TRAMA
Un professore universitario di Diritto, un quarantenne affascinante, intelligente, ironico, socialmente e professionalmente affermato, vive un’esistenza al riparo dalle intemperie della realtà. Ma qualcuno lo segue…
RECENSIONI
Emidio Greco, regista atipico nel panorama del nostro cinema (fino al 2002 aveva la media di un lungometraggio a decennio), torna sugli schermi con quest’opera, da lui scritta e diretta, a trentatré anni dal debutto (il bellissimo L’invenzione di Morel) e appena (è il caso di dirlo) cinque da Il consiglio d’Egitto. L’Uomo Privato siede sul divano del suo tronfio salotto, sugge la sigaretta, quasi ibernato in una fissità hopperiana: ha tagliato fuori dal suo mondo la realtà, sta difendendo la sua vita con le unghie e con i denti dalle interferenze degli altri, dalla loro volgarità e i loro problemi. Egli raccoglie dall’esterno quello che basta a fargli ottenere soddisfazione, senza la controindicazione di un legame, di un vincolo, di una qualsivoglia dipendenza, fosse sentimentale, sessuale, economica, culturale. L’Uomo Privato ha usato i privilegi della sua classe (un padre professore universitario come lui, ricco e rinchiuso, alla stregua del figlio, in un eremo dorato) per preservarsi dai mali del mondo, un mondo al quale oppone il suo fermo, inincrinabile rifiuto, un mondo che è fatuo o rapace, morbosamente curioso o semplicemente succube del suo fascino altero. Ma un giovane lo pedina, lo studia, ne è evidentemente ossessionato. Il suicidio del pedinatore fa saltare in aria le barricate: l’Uomo Privato si trova di fronte alla sua vita, condensata in un cd-rom, e quello che vede non gli piace per niente, accorgendosi per la prima volta della siderale distanza che lo separa dagli altri. Nella Villa della Regina, immersa nell’esclusività altoborghese della collina torinese, si celebra un rito di Pochi (pare una variazione buonista di quello kubrickiano di Eyes wide shut) che fingono di interessarsi di Tutti; è l’ulteriore esperienza, dopo una autoimposta immersione nel mondo notturno dei suoi studenti, che serve a vincere definitivamente le sue resistenze. Il salotto della sua abitazione non è più il provvidenziale riparo di un tempo, cambiarne l’illuminazione non lo fa apparire più rassicurante di quel che è. Qualcosa è cambiato per l’Uomo Privato: la realtà forse (lo) ha vinto.

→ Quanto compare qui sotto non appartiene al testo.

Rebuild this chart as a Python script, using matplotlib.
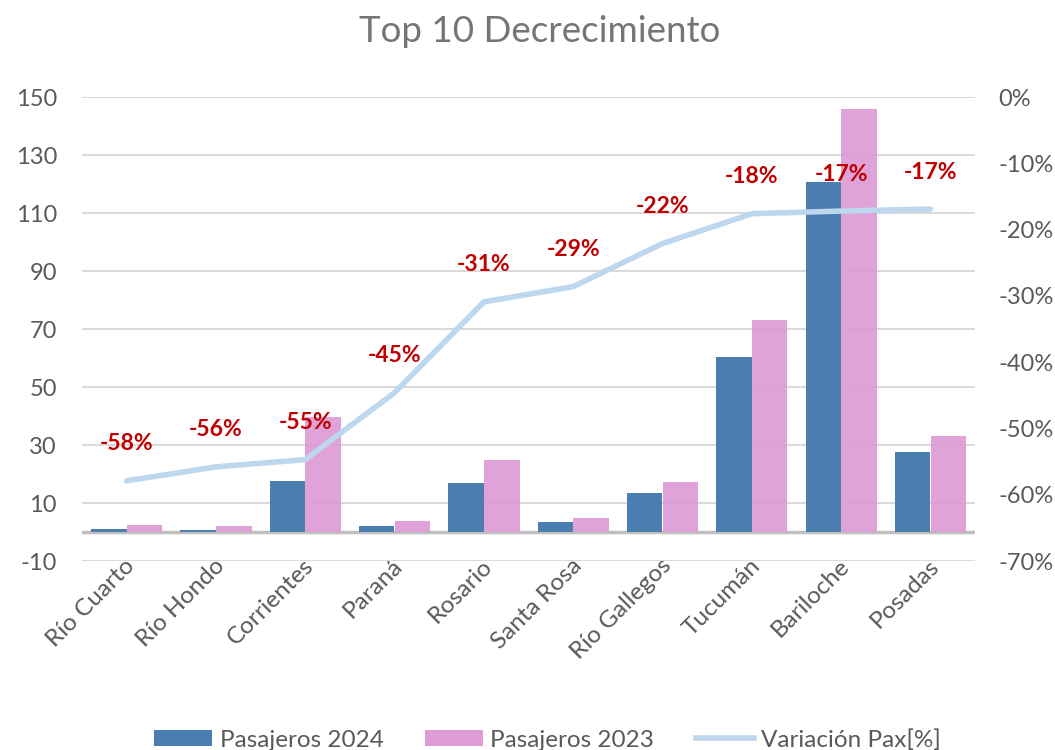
import numpy as np
import matplotlib
matplotlib.use("Agg")
import matplotlib.pyplot as plt
import matplotlib.transforms as mtransforms
from matplotlib.patches import Patch
from matplotlib.lines import Line2D

plt.rcParams['font.family'] = ['Lato', 'DejaVu Sans']
plt.rcParams['axes.unicode_minus'] = False

# data
ciudades = ['Río Cuarto', 'Río Hondo', 'Corrientes', 'Paraná', 'Rosario',
            'Santa Rosa', 'Río Gallegos', 'Tucumán', 'Bariloche', 'Posadas']
pax_2024 = [0.9, 0.6, 17.7, 2.0, 17.0, 3.4, 13.3, 60.2, 120.7, 27.5]
pax_2023 = [2.3, 1.9, 39.5, 3.9, 24.8, 4.8, 17.1, 73.1, 145.9, 33.1]
variacion = [-57.9, -55.8, -54.7, -44.6, -30.9, -28.6, -22.1, -17.6, -17.2, -16.9]
etiquetas = ['-58%', '-56%', '-55%', '-45%', '-31%', '-29%', '-22%', '-18%', '-17%', '-17%']

left_ticks = [-10, 10, 30, 50, 70, 90, 110, 130, 150]
right_ticks = [-70, -60, -50, -40, -30, -20, -10, 0]

AZUL = '#4A7EB0'
ROSA = '#DE9BD6'
LINEA = '#BDD7EE'
GRIS = '#595959'

fig = plt.figure(figsize=(10.55, 7.5), dpi=100)
ax = fig.add_axes([0.0777, 0.252, 0.8466, 0.6186])
x = np.arange(len(ciudades))
w = 0.398

ax.bar(x - 0.2, pax_2024, width=w, color=AZUL, zorder=2)
ax.bar(x + 0.2, pax_2023, width=w, color=ROSA, alpha=0.92, zorder=2)

ax.set_xlim(-0.5, len(ciudades) - 0.5)
ax.set_ylim(-10, 150)
ax.set_yticks(left_ticks)
ax.yaxis.grid(True, color='#D9D9D9', linewidth=1.4, zorder=0)
ax.set_axisbelow(True)
ax.axhline(0, color='#BFBFBF', linewidth=2.5, zorder=1)
for s in ax.spines.values():
    s.set_visible(False)
ax.tick_params(axis='both', length=0, labelsize=17, labelcolor=GRIS)
ax.tick_params(axis='y', pad=18)
ax.set_xticks(x)
ax.set_xticklabels(ciudades, rotation=45, ha='right', va='center',
                   rotation_mode='anchor', fontsize=17.5, color=GRIS)
ax.tick_params(axis='x', pad=1)
shift = mtransforms.ScaledTranslation(5 / 100, 0, fig.dpi_scale_trans)
for lbl in ax.get_xticklabels():
    lbl.set_transform(lbl.get_transform() + shift)

ax2 = ax.twinx()
ax2.set_ylim(-70, 0)
ax2.set_yticks(right_ticks)
ax2.set_yticklabels([f'{t}%' for t in right_ticks])
for s in ax2.spines.values():
    s.set_visible(False)
ax2.tick_params(axis='y', length=0, labelsize=17, labelcolor=GRIS, pad=17)
ax2.plot(x, variacion, color=LINEA, linewidth=4, solid_capstyle='round', zorder=3)
for xi, v, t in zip(x, variacion, etiquetas):
    ax2.annotate(t, (xi, v), xytext=(0, 37), textcoords='offset pixels',
                 ha='center', va='center', color='#C00000', fontsize=16.5,
                 fontweight='bold', zorder=4)

fig.suptitle('Top 10 Decrecimiento', x=0.512, y=0.98, fontsize=26.5, color='#757575')

handles = [Patch(facecolor=AZUL, label='Pasajeros 2024'),
           Patch(facecolor=ROSA, label='Pasajeros 2023'),
           Line2D([0], [0], color=LINEA, linewidth=4, label='Variación Pax[%]')]
fig.legend(handles=handles, loc='lower center', bbox_to_anchor=(0.519, -0.03), ncol=3,
           frameon=False, fontsize=17.5, labelcolor=GRIS, handlelength=2.4,
           handleheight=0.64, columnspacing=1.7, handletextpad=0.3)

fig.savefig('out.png', dpi=100)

Affascinante nei suoi presupposti, interessante anche nello sviluppo (il presente: una donna abbandonata senza apparente motivo; il passato: una donna che testimonia di un cambiamento senza rendercene le ragioni), con accorti contrappunti costituiti da incontri più o meno cruciali, egualmente volti a restituirci una sfumatura del personaggio e del suo percorso interiore, il film, che conferma i toni raggelati che sono la cifra dell’autore, zoppica nello svolgimento dei nodi e nell’esposizione narrativa, benché la scelta del regista, determinato nella rischiosa resa della vacuità degli ambienti attraverso un vacuo registro, sia condotta coerentemente dall’inizio alla fine. I dialoghi, studiatamente diretti a dare la misura del vuoto e del disinteresse dell’Uomo Privato per le situazioni che lo circondano, dicono (giustamente) nulla ma giocano su questo nulla con un’insistenza compiaciuta che sottrae efficacia alla messinscena; le situazioni descrivono fin troppo puntualmente (e quindi scontatamente) la scelta esistenziale del protagonista (le lezioni di diritto sono specchi didascalici puntati sulle sue motivazioni interiori), la scena onirica è pedante sottolineatura, nota stonata su una partitura fino a quel punto correttamente veristica. Non aiutano le interpretazioni che, su una sceneggiatura di artificiosa benché misurata effettistica, pericolosamente (benché coscientemente) in bilico sul filo del ridicolo, dovrebbero fornire un appoggio decisivo ma che richiederebbero, di rimando, attori di ben altra caratura; due per tutti: Vanessa Gravina, giornalista in carriera, sciorina il suo bollettino mondano, azzeccato nella sostanza e nella forma, con un ventaglio sconclusionato di toni di rara cagneria; la disperazione di Myriam Catania, tutta strilletti e isterismi di maniera, non ci convince neanche per un istante. Salva la baracca una Mariangela D’Abbraccio che dice la vanità del suo personaggio con poche, azzeccate espressioni e la sciccheria vecchio stampo della Spaack, evidentemente a suo agio in una parte che sembra le sia stata cucita addosso. Tommaso Ragno traduce facilmente il gelo del protagonista con una fissità da fotoromanzo a suo modo seducente.